PGA of America still mulling anchoring position

June 24, 2013

While the main attention this week at Sunriver Resort is the annual PGA Professional National Championship, there were some important discussions taking place behind the scenes of the tournament.

Specifically, the PGA of America conducted a board meeting today to discuss the issue of anchored putting and the recent decision by the U.S. Golf Association and the Royal & Ancient Golf Club of St. Andrews to ban the anchored method of putting beginning in 2016. PGA of America president Ted Bishop has questioned the need for the rule and whether it would hinder participation. Upon conclusion of today's board meeting, Bishop issued the following statement:

"The PGA of America Board of Directors met on June 24 at Sunriver (Ore.) Resort, where we discussed Rule 14-1b, which the USGA and R&A recently announced would go into effect on Jan. 1, 2016, as well as the entire rules-making process in detail. "As we have seen over the past few months, the Rules of Golf can affect recreational golf in addition to play at the elite level. The PGA of America will continue to confer with the PGA Tour on the subject of Rule 14-1b, and The PGA of America will reserve any public comments on this matter until after the PGA Tour Policy Board meets on July 1."

USGA managing director of communications Joe Goode declined comment on Bishop's statement, but did refer to the full explanation of the ruling bodies' reasoning behind the decision that is available on the USGA's website.

When I interviewed him after the anchoring announcement was made by the ruling bodies last month, Bishop indicated the process had only just begun.

"We commissioned our directors to go out and get feedback from the people in their 41 sections and bring that feedback with them to the board meeting and we'll digest it all and in the meantime we'll confer with the PGA Tour and we'll see how it plays out.

"You never know which way it's going to go."

Last month, Bishop said he had hoped before the decision was made that anchoring could have been added as a condition of competiton to the Rules of Golf. (If an event plays by USGA rules currently, anchoring could not be added as condition of competition.)

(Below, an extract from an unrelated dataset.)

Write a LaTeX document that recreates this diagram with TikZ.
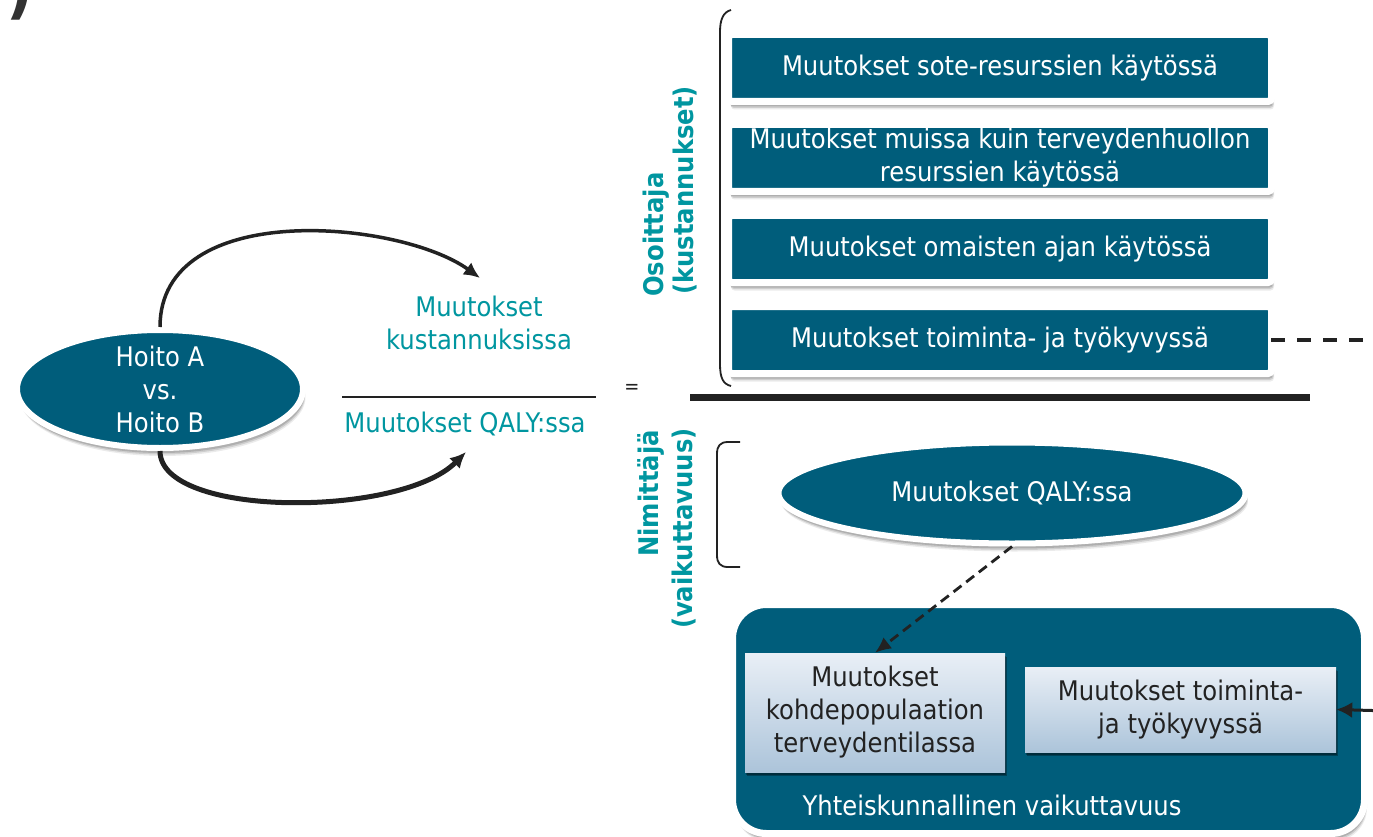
\documentclass[tikz,border=0pt]{standalone}
\usepackage{fontspec}
\setmainfont{DejaVu Sans}[FakeStretch=0.9]
\usetikzlibrary{shapes.geometric,shadows,arrows.meta}
\definecolor{tealdark}{RGB}{0,93,123}
\definecolor{tealtext}{RGB}{0,150,160}
\definecolor{lighttop}{RGB}{233,239,246}
\definecolor{lightbot}{RGB}{172,196,218}
\definecolor{inkgray}{RGB}{34,34,34}
\tikzset{
  txt/.style={font=\fontsize{27}{33}\selectfont, inner sep=0pt, align=center},
  lab/.style={font=\fontsize{27}{33}\selectfont\bfseries, inner sep=0pt, text=tealtext},
  rimshadow/.style={
    drop shadow={shadow xshift=2.5pt, shadow yshift=-8pt, opacity=0.08, fill=black},
    drop shadow={shadow xshift=2pt, shadow yshift=-6.5pt, opacity=0.12, fill=black},
    drop shadow={shadow xshift=1.5pt, shadow yshift=-5pt, opacity=0.15, fill=black}},
  tealbox/.style={txt, rectangle, rounded corners=3.5pt, fill=tealdark, draw=white, line width=7pt, text=white,
    minimum width=543pt, minimum height=67pt, rimshadow},
  tealell/.style={ellipse, fill=tealdark, draw=white, line width=6pt, text=white, inner sep=0pt, rimshadow},
  bigbox/.style={rectangle, rounded corners=34pt, fill=tealdark, draw=white, line width=7pt,
    minimum width=632pt, minimum height=229pt, rimshadow},
  lightbox/.style={txt, rectangle, top color=lighttop, bottom color=lightbot, text=inkgray,
    drop shadow={shadow xshift=2pt, shadow yshift=-4pt, opacity=0.3, fill=black},
    drop shadow={shadow xshift=1pt, shadow yshift=-2.5pt, opacity=0.3, fill=black}},
  bracketline/.style={line width=1.8pt, draw=inkgray},
  curvearrow/.style={draw=inkgray, -{Latex[length=16pt,width=15pt]}},
}
\begin{document}
\begin{tikzpicture}[x=1pt,y=-1pt]
\useasboundingbox (0,0) rectangle (1373,837);
\fill[white] (0,0) rectangle (1373,837);
\clip (0,0) rectangle (1373,837);

% partial label at top left
\node[anchor=base east, font=\fontsize{66}{66}\selectfont\bfseries, text=black!80, inner sep=0pt] (plab) at (34,12) {)};

% left ellipse
\node[tealell, minimum width=286pt, minimum height=118pt] (hoito) at (160,389) {};
\node[txt, text=white] (hoitotxt) at (hoito.center) {Hoito A\\vs.\\Hoito B};

% fraction
\node[txt, text=tealtext] (kust) at (479,323) {Muutokset\\kustannuksissa};
\node[txt, text=tealtext] (qalyfrac) at (465,424) {Muutokset QALY:ssa};
\draw[line width=2pt, inkgray] (342,397) -- (596,397);
\node[font=\fontsize{20}{20}\selectfont, text=inkgray, inner sep=0pt] (eq) at (632,389) {=};

\coordinate (cu) at (480,278);
\coordinate (cl) at (466,452);
\draw[curvearrow, line width=3.5pt] (hoito.north) .. controls (160,198) and (400,220) .. (cu);
\draw[curvearrow, line width=5pt] (hoito.south) .. controls (160,518) and (400,518) .. (cl);

% numerator boxes
\node[tealbox] (b1) at (1000,68) {Muutokset sote-resurssien käytössä};
\node[tealbox] (b2) at (1000,158) {Muutokset muissa kuin terveydenhuollon\\resurssien käytössä};
\node[tealbox] (b3) at (1000,249) {Muutokset omaisten ajan käytössä};
\node[tealbox] (b4) at (1000,340) {Muutokset toiminta- ja työkyvyssä};

% brackets
\draw[bracketline] (731,10) .. controls (723,12) and (720,20) .. (720,32) -- (720,364)
  .. controls (720,378) and (723,384) .. (731,386);
\draw[bracketline] (740,442) -- (728,442) .. controls (720,442) and (717,446) .. (717,454) -- (717,555)
  .. controls (717,563) and (720,567) .. (728,567) -- (740,567);

% vertical labels
\node[lab, rotate=90, anchor=base west] (os1) at (663,297) {Osoittaja};
\node[lab, rotate=90, anchor=base west] (os2) at (693,295) {(kustannukset)};
\node[lab, rotate=90, anchor=base east] (ni1) at (658,430) {Nimittäjä};
\node[lab, rotate=90, anchor=base east] (ni2) at (692,428) {(vaikuttavuus)};

% main rule
\draw[line width=7pt, inkgray] (690,397) -- (1310,397);

% denominator
\node[tealell, txt, text=white, minimum width=467pt, minimum height=101pt] (qaly) at (1012,493) {Muutokset QALY:ssa};

\node[bigbox] (big) at (1048.5,719) {};
\node[lightbox, minimum width=260pt, minimum height=119pt] (in1) at (875,712.5) {Muutokset\\kohdepopulaation\\terveydentilassa};
\node[lightbox, minimum width=311pt, minimum height=85pt] (in2) at (1180.5,709.5) {Muutokset toiminta-\\ja työkyvyssä};
\node[txt, text=white] (yv) at (992,805) {Yhteiskunnallinen vaikuttavuus};

% connectors
\draw[inkgray, line width=2.8pt, dash pattern=on 10pt off 6pt, -{Latex[length=16pt,width=14pt]}] (qaly.south) -- (in1.north);
\coordinate (dr) at (1390,340);
\draw[inkgray, line width=4.5pt, dash pattern=on 14pt off 12pt] ([xshift=-4pt]b4.east) -- (dr);
\coordinate (ar) at (1390,711);
\draw[inkgray, line width=3pt, -{Latex[length=16pt,width=16pt]}] (ar) -- (in2.east);
\end{tikzpicture}
\end{document}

"The compromise that we hoped happen was to make it a condition of competition. It would be added to the rule book as the 12th condition of competition, and you have a situation where every entity in golf could choose to deal with the condition in the manner in which they wanted to," he said. "That was a way that maybe the recreational amateur and even the competitive amateur at the club level might be playing by a different set of rules that players at the elite level might be playing by. Now that player would have to change when he played in national events. But we deal with it in our national professional championship qualifiers."

He did concede, however, that multiple sets of rules presents certain difficulties.

"In the state of the Indiana you have 400 golf courses, you can't have 300 playing by one set of rules and 100 playing by another set of rules," said Bishop, president of The Legends Golf Club in Franklin, Ind. "That's certainly the downside to why two sets of rules is ultimately going to make it very difficult to manage and run the game."

A month ago, Bishop still wasn't sure how or if the PGA of America was going to implement the USGA's anchoring rule.

"The tough part of this is that we as an association still need to figure out what direction we're going to go," he said then. "It's going to be based on the feedback we get from our membership.  Like everybody else, we're going to sit back with some interest to see what the PGA Tour does and where they might head. I guess if there's a bad side to this it's that I don't think at this point anything has really been resolved. The announcement's been made, but it's not really over with yet."

It seems today's statement from Bishop doesn't really move things any closer toward a clear conclusion.